▸ **STATED GOAL**
Omit the pictures and print exactly the lines of the listing below, starting at the first and ending at the line containing "(0,0) rectangle (768,401);".

▸ **MATERIAL PROVIDED**
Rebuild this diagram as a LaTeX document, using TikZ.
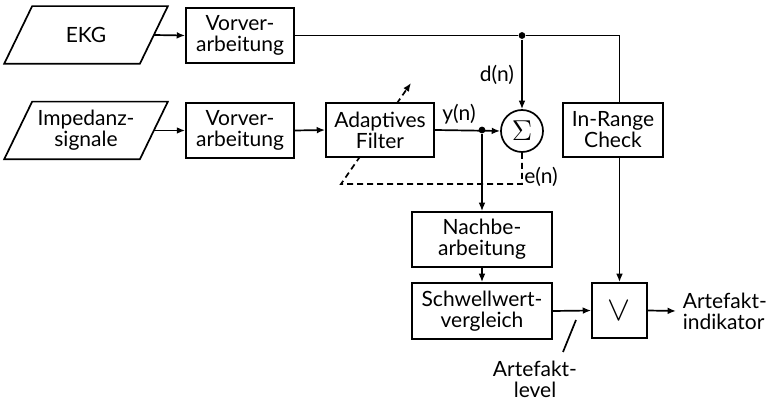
\documentclass[tikz,border=0pt]{standalone}
\usepackage{fontspec}
\setmainfont{Lato}
\usetikzlibrary{arrows.meta,calc}
\begin{document}
\begin{tikzpicture}[x=0.5pt,y=-0.5pt,
  font=\fontsize{10.5}{10.5}\selectfont,
  line width=0.85pt,
  >={Latex[length=4.2pt,width=3.4pt]},
  block/.style={draw,fill=white,align=center,inner sep=0pt},
  io/.style={align=center,inner sep=0pt,minimum width=67pt,minimum height=28pt},
  lbl/.style={inner sep=0pt,align=center},
  dot/.style={circle,fill,inner sep=0pt,minimum size=3.4pt}]
  \useasboundingbox (0,0) rectangle (768,401);

  % inputs (parallelograms)
  \node[io] (ekg) at (86,35) {EKG};
  \node[io] (imp) at (86,130.5) {Impedanz-\\signale};
  \foreach \n in {ekg,imp}
    \draw ($(\n.south west)+(-14,0)$) -- ($(\n.south east)+(-14,0)$)
       -- ($(\n.north east)+(14,0)$) -- ($(\n.north west)+(14,0)$) -- cycle;

  % summing point and the error feedback that adapts the filter
  \node[block,circle,minimum size=21pt] (sum) at (522,131) {\fontsize{15}{15}\selectfont$\Sigma$};
  \coordinate (e1) at (522,184);
  \coordinate (e2) at (341,184);
  \coordinate (e3) at (411,83);
  \draw[->,dash pattern=on 3pt off 2pt] (sum.south) -- (e1) -- (e2) -- (e3);

  % processing blocks (the filter covers the dashed adaptation arrow)
  \node[block,minimum width=54pt,minimum height=27.5pt] (vor1) at (240,35.5) {Vorver-\\arbeitung};
  \node[block,minimum width=54pt,minimum height=27.5pt] (vor2) at (240,130.5) {Vorver-\\arbeitung};
  \node[block,minimum width=54pt,minimum height=27pt] (filt) at (380,130) {Adaptives\\Filter};
  \node[block,minimum width=50pt,minimum height=27pt] (rng) at (613,130) {In-Range\\Check};
  \node[block,minimum width=70pt,minimum height=27.5pt] (nach) at (482,239.5) {Nachbe-\\arbeitung};
  \node[block,minimum width=70pt,minimum height=28pt] (schw) at (482,311) {Schwellwert-\\vergleich};
  \node[block,minimum width=27.5pt,minimum height=27.5pt] (or) at (619.5,310.5) {\fontsize{17}{17}\selectfont$\vee$};

  % labels
  \node[lbl] (dn) at (497,75) {d(n)};
  \node[lbl] (yn) at (459,114) {y(n)};
  \node[lbl] (en) at (541,177) {e(n)};
  \node[lbl,anchor=west,inner xsep=3pt,align=left] (ind) at (676,311) {Artefakt-\\indikator};
  \node[lbl] (lev) at (535,379) {Artefakt-\\level};

  % junctions
  \node[dot] (j1) at (522,35.5) {};
  \node[dot] (j2) at (482,130) {};

  % signal paths
  \draw[->] (ekg.east) -- (vor1.west);
  \draw[->] (imp.east) -- (vor2.west);
  \draw[->] (vor2.east) -- (filt.west);
  \draw (vor1.east) -- (j1) -- (j1 -| or.north) -- (rng.north -| or.north);
  \draw[->] (rng.south -| or.north) -- (or.north);
  \draw[->] (j1) -- (sum.north);
  \draw[->] (filt.east) -- (sum.west);
  \draw[->] (j2) -- (nach.north);
  \draw[->] (nach.south) -- (schw.north);
  \draw[->] (schw.east) -- (or.west);
  \draw[->] (or.east) -- (ind.west);

  % pointer to the artefact level signal
  \coordinate (p1) at (576,320);
  \coordinate (p2) at (563,352);
  \draw (p1) -- (p2);
\end{tikzpicture}
\end{document}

▸ **ANSWER**
Rebuild this diagram as a LaTeX document, using TikZ.
\documentclass[tikz,border=0pt]{standalone}
\usepackage{fontspec}
\setmainfont{Lato}
\usetikzlibrary{arrows.meta,calc}
\begin{document}
\begin{tikzpicture}[x=0.5pt,y=-0.5pt,
  font=\fontsize{10.5}{10.5}\selectfont,
  line width=0.85pt,
  >={Latex[length=4.2pt,width=3.4pt]},
  block/.style={draw,fill=white,align=center,inner sep=0pt},
  io/.style={align=center,inner sep=0pt,minimum width=67pt,minimum height=28pt},
  lbl/.style={inner sep=0pt,align=center},
  dot/.style={circle,fill,inner sep=0pt,minimum size=3.4pt}]
  \useasboundingbox (0,0) rectangle (768,401);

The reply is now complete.